3. The displacement can be thought of as the "straight line" path from the initial location to the final location. The length of path will always be greater than or equal to the displacement, because the displacement is the shortest distance between the two locations. Thus the displacement can never be longer than the length of path, but it can be less. For any path that is not a single straight line segment, the length of path will be longer than the displacement.

4. Since both the batter and the ball started their motion at the same location (where the ball was hit) and ended their motion at the same location (where the ball was caught), the displacement of both was the same.

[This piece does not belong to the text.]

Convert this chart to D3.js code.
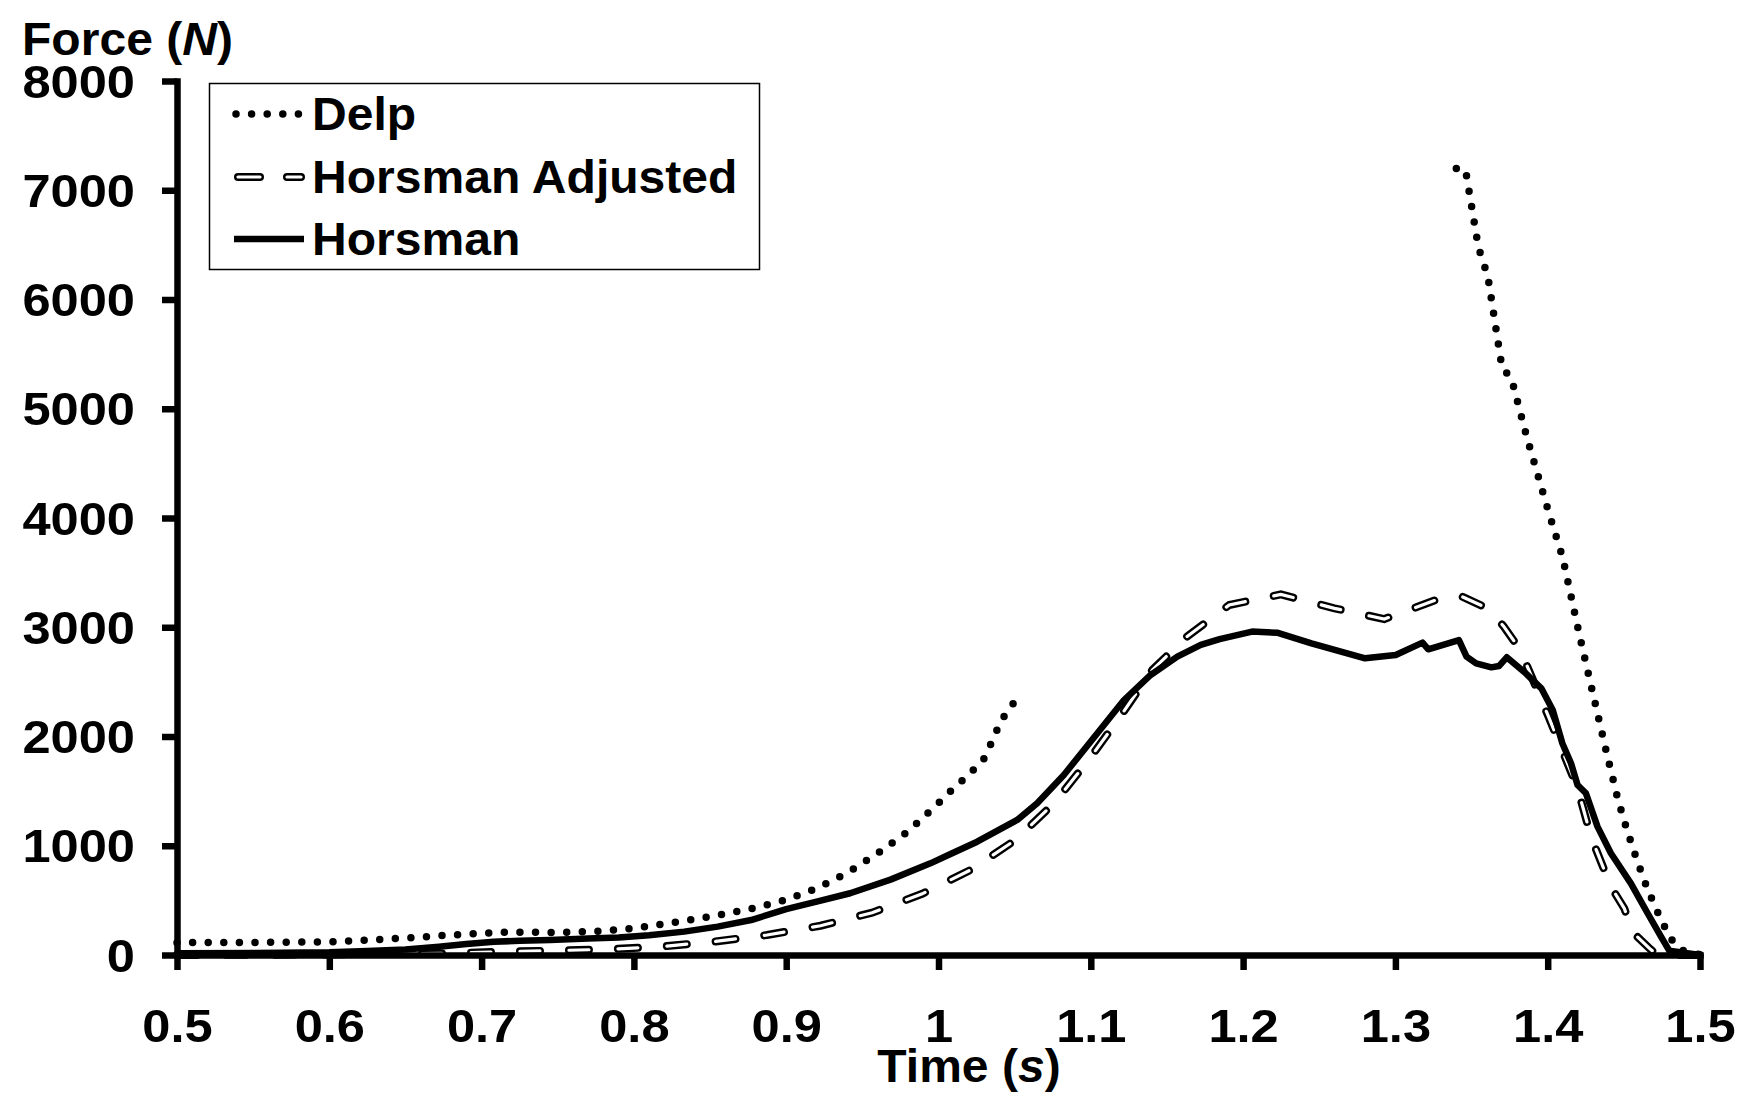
<!DOCTYPE html>
<html>
<head>
<meta charset="utf-8">
<script src="https://cdn.jsdelivr.net/npm/d3@7"></script>
<style>
  html, body { margin: 0; padding: 0; background: #fff; }
  svg { display: block; }
  text { font-family: "Liberation Sans", Arial, Helvetica, sans-serif; font-weight: bold; fill: #000; }
</style>
</head>
<body>
<svg id="chart" width="1745" height="1101"></svg>
<script>
// ---------------- data ----------------
const xTickValues = [0.5, 0.6, 0.7, 0.8, 0.9, 1.0, 1.1, 1.2, 1.3, 1.4, 1.5];
const xTickLabels = ["0.5", "0.6", "0.7", "0.8", "0.9", "1", "1.1", "1.2", "1.3", "1.4", "1.5"];
const yTickValues = [0, 1000, 2000, 3000, 4000, 5000, 6000, 7000, 8000];
const yTickLabels = ["0", "1000", "2000", "3000", "4000", "5000", "6000", "7000", "8000"];

const seriesNames = ["Delp", "Horsman Adjusted", "Horsman"];

// Delp (null marks the gap between the two recorded parts)
const delpTime = [0.50, 0.55, 0.60, 0.625, 0.65, 0.67, 0.70, 0.72, 0.75, 0.78, 0.80, 0.82, 0.84, 0.86, 0.88, 0.90, 0.92, 0.94, 0.96, 0.98, 1.00, 1.01, 1.02, 1.03, 1.035, 1.04, 1.045, 1.049,
  null,
  1.340, 1.346, 1.3545, 1.3607, 1.3701, 1.376, 1.3863, 1.4006, 1.4098, 1.4205, 1.4297, 1.4389, 1.4461, 1.452, 1.4584, 1.4654, 1.4735, 1.4781, 1.4831, 1.490, 1.50];
const delpForce = [113, 115, 120, 137, 155, 174, 200, 210, 205, 220, 245, 285, 328, 376, 433, 505, 610, 750, 930, 1130, 1390, 1527, 1650, 1800, 1950, 2110, 2230, 2300,
  null,
  7200, 7190, 6477, 6212, 5367, 5287, 4739, 4055, 3640, 2950, 2392, 1837, 1425, 1147, 876, 607, 351, 222, 101, 30, 5];

// Horsman Adjusted
const adjTime = [0.50, 0.60, 0.68, 0.713, 0.748, 0.7823, 0.8173, 0.8524, 0.8874, 0.9225, 0.9564, 0.9893, 1.021, 1.0506, 1.0758, 1.0977, 1.1185, 1.1404, 1.163, 1.1909, 1.2248, 1.26, 1.2927, 1.3266, 1.343, 1.3606, 1.371, 1.382, 1.40, 1.4192, 1.4236, 1.4284, 1.4345, 1.4415, 1.4503, 1.4554, 1.4675, 1.472, 1.50];
const adjForce = [0, 5, 15, 30, 40, 52, 76, 122, 183, 268, 387, 560, 778, 1053, 1389, 1769, 2166, 2609, 2913, 3204, 3301, 3173, 3075, 3249, 3285, 3173, 3010, 2792, 2200, 1541, 1327, 1083, 870, 625, 427, 213, 52, 0, 0];

// Horsman
const horTime = [0.50, 0.55, 0.60, 0.625, 0.65, 0.672, 0.69, 0.708, 0.725, 0.745, 0.77, 0.79, 0.81, 0.833, 0.855, 0.877, 0.90, 0.92, 0.942, 0.9685, 0.9947, 1.0079, 1.0254, 1.0517, 1.0648, 1.0823, 1.1043, 1.1218, 1.1393, 1.1568, 1.1722, 1.1846, 1.2059, 1.2223, 1.2449, 1.2801, 1.3002, 1.3178, 1.3216, 1.3417, 1.3467, 1.353, 1.363, 1.368, 1.3731, 1.3856, 1.3958, 1.4033, 1.4096, 1.4153, 1.4196, 1.4251, 1.4327, 1.4415, 1.4546, 1.4656, 1.4744, 1.4798, 1.50];
const horForce = [15, 18, 25, 37, 50, 76, 100, 122, 130, 137, 150, 160, 180, 214, 260, 320, 420, 488, 565, 690, 839, 924, 1037, 1236, 1389, 1648, 2029, 2334, 2563, 2731, 2838, 2892, 2960, 2950, 2853, 2716, 2746, 2859, 2798, 2883, 2731, 2670, 2633, 2645, 2725, 2578, 2441, 2243, 1938, 1755, 1556, 1480, 1175, 931, 656, 382, 168, 40, 0];

// ---------------- drawing ----------------
const svg = d3.select("#chart");
const FONT = 46;
const DIGIT_STRETCH = 1.1;   // tick labels are drawn a little wider
const WORD_STRETCH = 1.045;  // titles and legend entries

const x = d3.scaleLinear().domain([0.5, 1.5]).range([177, 1700]);
const y = d3.scaleLinear().domain([0, 8000]).range([955, 81]);

const zip = (ts, fs) => ts.map((t, i) => ({ t: t, f: fs[i] }));
const line = d3.line()
  .defined(d => d.t !== null && d.f !== null)
  .x(d => x(d.t))
  .y(d => y(d.f));

// Delp dotted
svg.append("path")
  .attr("d", line(zip(delpTime, delpForce)))
  .attr("fill", "none").attr("stroke", "#000")
  .attr("stroke-width", 7.5)
  .attr("stroke-linecap", "round")
  .attr("stroke-dasharray", "0 15.6");

// Horsman Adjusted: outlined dashes
const adjPath = line(zip(adjTime, adjForce));
svg.append("path")
  .attr("d", adjPath)
  .attr("fill", "none").attr("stroke", "#000")
  .attr("stroke-width", 8)
  .attr("stroke-linecap", "round")
  .attr("stroke-dasharray", "20 29");
svg.append("path")
  .attr("d", adjPath)
  .attr("fill", "none").attr("stroke", "#fff")
  .attr("stroke-width", 3.2)
  .attr("stroke-linecap", "round")
  .attr("stroke-dasharray", "20 29");

// Horsman solid
svg.append("path")
  .attr("d", line(zip(horTime, horForce)))
  .attr("fill", "none").attr("stroke", "#000")
  .attr("stroke-width", 6.5)
  .attr("stroke-linejoin", "round");

// Axes
const xAxis = d3.axisBottom(x)
  .tickValues(xTickValues)
  .tickFormat((d, i) => xTickLabels[i])
  .tickSize(15).tickSizeOuter(0);
const gx = svg.append("g").attr("transform", `translate(0,${y(0)})`).call(xAxis);

const yAxis = d3.axisLeft(y)
  .tickValues(yTickValues)
  .tickFormat((d, i) => yTickLabels[i])
  .tickSize(15).tickSizeOuter(0);
const gy = svg.append("g").attr("transform", `translate(${x(0.5)},0)`).call(yAxis);

[gx, gy].forEach(g => {
  g.select(".domain").attr("stroke", "#000").attr("stroke-width", 6.5).attr("stroke-linecap", "square");
  g.selectAll(".tick line").attr("stroke", "#000").attr("stroke-width", 6.5);
  g.selectAll(".tick text")
    .attr("font-size", FONT)
    .attr("font-family", "Liberation Sans, Arial, sans-serif")
    .attr("font-weight", "bold")
    .attr("fill", "#000")
    .attr("x", 0).attr("y", 0).attr("dy", null);
});
gx.selectAll(".tick text").attr("transform", `translate(0,87) scale(${DIGIT_STRETCH},1)`);
gy.selectAll(".tick text").attr("dy", "0.35em").attr("transform", `translate(-42,0) scale(${DIGIT_STRETCH},1)`);

// Axis titles
const yTitle = svg.append("text").attr("transform", `translate(22,55) scale(${WORD_STRETCH},1)`).attr("font-size", FONT);
yTitle.append("tspan").text("Force (");
yTitle.append("tspan").attr("font-style", "italic").text("N");
yTitle.append("tspan").text(")");

const xTitle = svg.append("text").attr("transform", `translate(969,1082) scale(${WORD_STRETCH},1)`).attr("font-size", FONT).attr("text-anchor", "middle");
xTitle.append("tspan").text("Time (");
xTitle.append("tspan").attr("font-style", "italic").text("s");
xTitle.append("tspan").text(")");

// Legend
const legend = svg.append("g");
legend.append("rect")
  .attr("x", 209.5).attr("y", 83.5).attr("width", 550).attr("height", 186)
  .attr("fill", "#fff").attr("stroke", "#000").attr("stroke-width", 1.5);

const legendBaselines = [130, 193, 255];
const lx1 = 237, lx2 = 301;
seriesNames.forEach((name, i) => {
  const by = legendBaselines[i];
  const sy = by - 16;
  if (i === 0) {
    legend.append("line").attr("x1", lx1 - 1).attr("x2", lx2).attr("y1", sy).attr("y2", sy)
      .attr("stroke", "#000").attr("stroke-width", 7.5).attr("stroke-linecap", "round").attr("stroke-dasharray", "0 15.6");
  } else if (i === 1) {
    legend.append("line").attr("x1", lx1 + 1).attr("x2", lx2).attr("y1", sy).attr("y2", sy)
      .attr("stroke", "#000").attr("stroke-width", 8).attr("stroke-linecap", "round").attr("stroke-dasharray", "22 27");
    legend.append("line").attr("x1", lx1 + 1).attr("x2", lx2).attr("y1", sy).attr("y2", sy)
      .attr("stroke", "#fff").attr("stroke-width", 3.2).attr("stroke-linecap", "round").attr("stroke-dasharray", "22 27");
  } else {
    legend.append("line").attr("x1", lx1 - 3).attr("x2", lx2 + 3).attr("y1", sy).attr("y2", sy)
      .attr("stroke", "#000").attr("stroke-width", 6.5);
  }
  legend.append("text").attr("transform", `translate(312,${by}) scale(${WORD_STRETCH},1)`).attr("font-size", FONT).text(name);
});
</script>
</body>
</html>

5. The magnitude of the vector sum need not be larger than the magnitude of either contributing vector. For example, if the two vectors being added are the exact opposite of each other, the vector sum will have a magnitude of 0. The magnitude of the sum is determined by the angle between the two contributing vectors.

6. If the two vectors are in the same direction, the magnitude of their sum will be a maximum, and will be 7.5 km. If the two vectors are in the opposite direction, the magnitude of their sum will be a minimum, and will be 0.5 km. If the two vectors are oriented in any other configuration, the magnitude of their sum will be between 0.5 km and 7.5 km.

7. Two vectors of unequal magnitude can never add to give the zero vector. However, three vectors of unequal magnitude can add to give the zero vector. If their geometric sum using the tail-to-tip method gives a closed triangle,

then the vector sum will be zero. See the diagram, in which A B C 0

A C

B

8. (a) The magnitude of a vector can equal the length of one of its components if the other components of the vector are all 0; i.e. if the vector lies along one of the coordinate axes.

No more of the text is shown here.